Die staatliche angolanische Nachrichtenagentur Agência Angola Press (ANGOP) meldete mit Datum vom 3. Januar 2018, der bevollmächtigte Botschafter der Russischen Föderation in der Republik Angola, Wladimir Tararow, habe in Luanda mitgeteilt, Angosat 1 arbeite wie vorgesehen, und platziere Angola innerhalb der internationale Gemeinschaft im Club der Weltraummächte. Die Botschaft selbst veröffentlichte ebenfalls einen Text, demzufolge alle Satellitensysteme trotz gewisser Schwierigkeiten regulär arbeiten würden.
Am 5. Januar 2018 meldete beispielsweise die Broadcast Media Africa, Manuel Homem, Angolas Minister für Information und Telekommunikation sei erleichtert, dass man in der Lage war, Angosat 1 (wieder) zu finden. In der selben Quelle heißt es, man habe einem Regierungssprecher von Seiten einer Arbeitsgruppe aus Technikern versichert, ein weiterer Abbruch der Verbindung mit der Ausrüstung (an Bord des Satelliten) werde nicht mehr vorkommen.
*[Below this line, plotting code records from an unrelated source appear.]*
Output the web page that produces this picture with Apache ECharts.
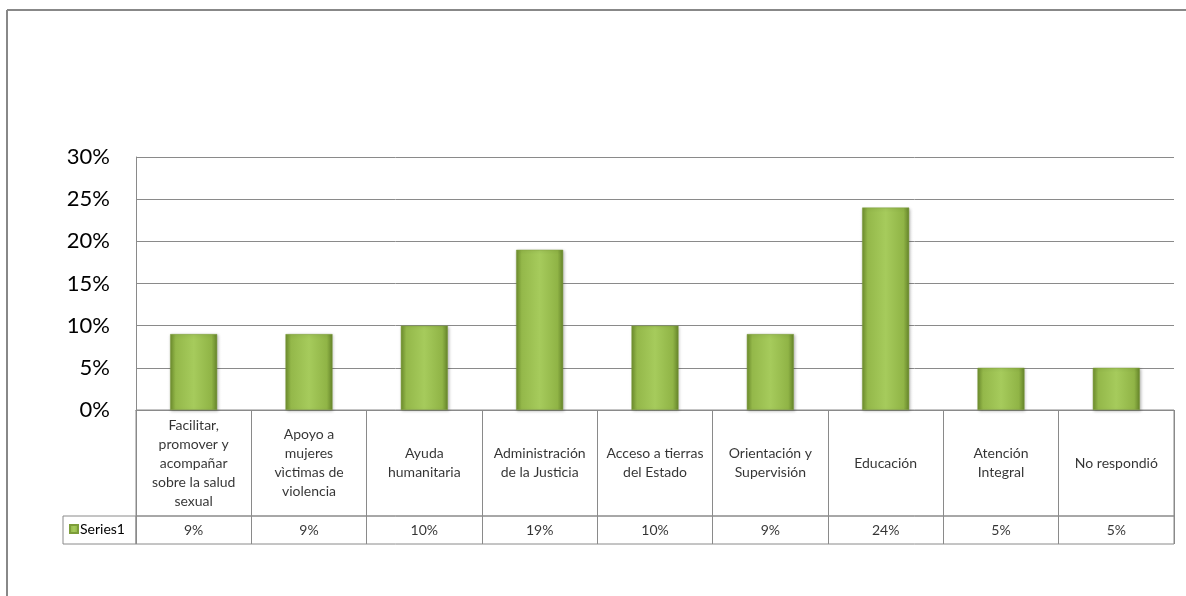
<!DOCTYPE html>
<html>
<head>
<meta charset="utf-8">
<script src="https://cdn.jsdelivr.net/npm/echarts@6/dist/echarts.min.js"></script>
<style>
html,body{margin:0;padding:0;background:#fff;}
#chart{width:1186px;height:596px;}
</style>
</head>
<body>
<div id="chart"></div>
<script>
const categories = [
  "Facilitar,\npromover y\nacompañar\nsobre la salud\nsexual",
  "Apoyo a\nmujeres\nvìctimas de\nviolencia",
  "Ayuda\nhumanitaria",
  "Administración\nde la Justicia",
  "Acceso a tierras\ndel Estado",
  "Orientación y\nSupervisión",
  "Educación",
  "Atención\nIntegral",
  "No respondió"
];
const seriesName = "Series1";
const values = [0.09, 0.09, 0.10, 0.19, 0.10, 0.09, 0.24, 0.05, 0.05];
const yTicks = { min: 0, max: 0.30, interval: 0.05 };

const FONT = "Lato";
const GRAY = "#8a8a8a";
const fmtPct = v => Math.round(v * 100) + "%";

const barColor = new echarts.graphic.LinearGradient(0, 0, 1, 0, [
  { offset: 0, color: "#6f8f2e" },
  { offset: 0.12, color: "#94b84a" },
  { offset: 0.5, color: "#a6cb5c" },
  { offset: 0.88, color: "#90b446" },
  { offset: 1, color: "#65842a" }
]);

const chart = echarts.init(document.getElementById("chart"));
const idx = categories.map((_, i) => i);

const tableXAxis = (gi) => ({
  type: "category", gridIndex: gi, data: categories, boundaryGap: true,
  axisLine: { show: false }, axisTick: { show: false }, axisLabel: { show: false },
  splitLine: { show: true, lineStyle: { color: GRAY, width: 1 } }
});
const tableYAxis = (gi) => ({ type: "value", gridIndex: gi, min: 0, max: 1, show: false });

chart.setOption({
  animation: false,
  backgroundColor: "#ffffff",
  grid: [
    { left: 136, right: 12, top: 157, height: 253 },
    { left: 136, right: 12, top: 410, height: 106, show: true, borderColor: GRAY, borderWidth: 1 },
    { left: 136, right: 12, top: 516, height: 28, show: true, borderColor: GRAY, borderWidth: 1 }
  ],
  xAxis: [
    {
      type: "category", gridIndex: 0, data: categories, boundaryGap: true,
      axisLine: { show: true, lineStyle: { color: GRAY, width: 1 } },
      axisTick: { show: false }, axisLabel: { show: false }
    },
    tableXAxis(1),
    tableXAxis(2)
  ],
  yAxis: [
    {
      type: "value", gridIndex: 0, min: yTicks.min, max: yTicks.max, interval: yTicks.interval,
      axisLine: { show: true, lineStyle: { color: GRAY, width: 1 } },
      axisTick: { show: false },
      splitLine: { show: true, lineStyle: { color: GRAY, width: 1 } },
      axisLabel: { formatter: fmtPct, color: "#000", fontFamily: FONT, fontSize: 22, margin: 26 }
    },
    tableYAxis(1),
    tableYAxis(2)
  ],
  legend: {
    data: [seriesName], left: 69, top: 522, icon: "rect", itemWidth: 8, itemHeight: 8,
    padding: 0, textStyle: { fontFamily: FONT, fontSize: 14, color: "#000", padding: [0, 0, 0, -3] }
  },
  graphic: [
    { type: "rect", shape: { x: 63, y: 516, width: 73, height: 28 }, style: { fill: "none", stroke: GRAY, lineWidth: 1 } },
    { type: "line", shape: { x1: 7, y1: 10, x2: 1186, y2: 10 }, style: { stroke: "#888", lineWidth: 2 } },
    { type: "line", shape: { x1: 7, y1: 10, x2: 7, y2: 596 }, style: { stroke: "#888", lineWidth: 2 } }
  ],
  series: [
    {
      name: seriesName, type: "bar", xAxisIndex: 0, yAxisIndex: 0, data: values, barWidth: 47,
      itemStyle: { color: barColor, borderColor: "#7d9d3a", borderWidth: 0.5,
        shadowColor: "rgba(0,0,0,0.25)", shadowBlur: 3, shadowOffsetX: 1, shadowOffsetY: 1 }
    },
    {
      name: "cats", type: "scatter", xAxisIndex: 1, yAxisIndex: 1, symbolSize: 1,
      itemStyle: { color: "rgba(0,0,0,0)" }, silent: true,
      data: idx.map(i => [i, 0.5]),
      label: { show: true, position: "inside", formatter: p => categories[p.dataIndex],
        fontFamily: FONT, fontSize: 14, lineHeight: 19, color: "#000", align: "center", verticalAlign: "middle" }
    },
    {
      name: "vals", type: "scatter", xAxisIndex: 2, yAxisIndex: 2, symbolSize: 1,
      itemStyle: { color: "rgba(0,0,0,0)" }, silent: true,
      data: idx.map(i => [i, 0.5]),
      label: { show: true, position: "inside", formatter: p => fmtPct(values[p.dataIndex]),
        fontFamily: FONT, fontSize: 14, color: "#000", align: "center", verticalAlign: "middle" }
    }
  ]
});
</script>
</body>
</html>
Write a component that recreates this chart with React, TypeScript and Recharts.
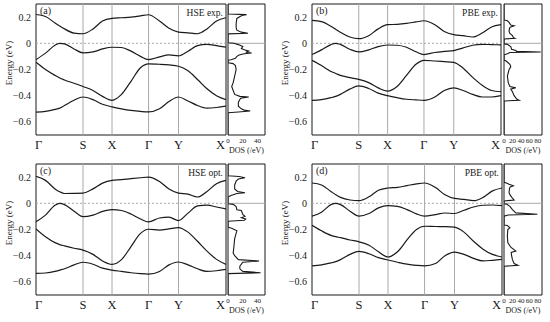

Alles in allem muss festgestellt werden, dass eine transparentere, offenere Informationspolitik es Beteiligten und Beobachtern eher ermöglichen würde, zu einer der den tatsächlichen Fakten gerecht werdenden Beurteilung der Situation zu kommen. Wenig aussagekräftige Mitteilungen, die den Veränderungen der Situation deutlich hinterherhinken, sind nicht geeignet, erforderliches Vertrauen zu untermauern und zu stärken.
Die Investitionen der öffentlichen Hand Angolas im Zusammenhang mit Angosat 1 betragen nach Angaben aus Angola rund 320 Millionen US-Dollar, umgerechnet rund 270 Millionen Euro.
Angosat 1 ist katalogisiert mit der NORAD-Nr. 43.087 und als COSPAR-Objekt 2017-086A.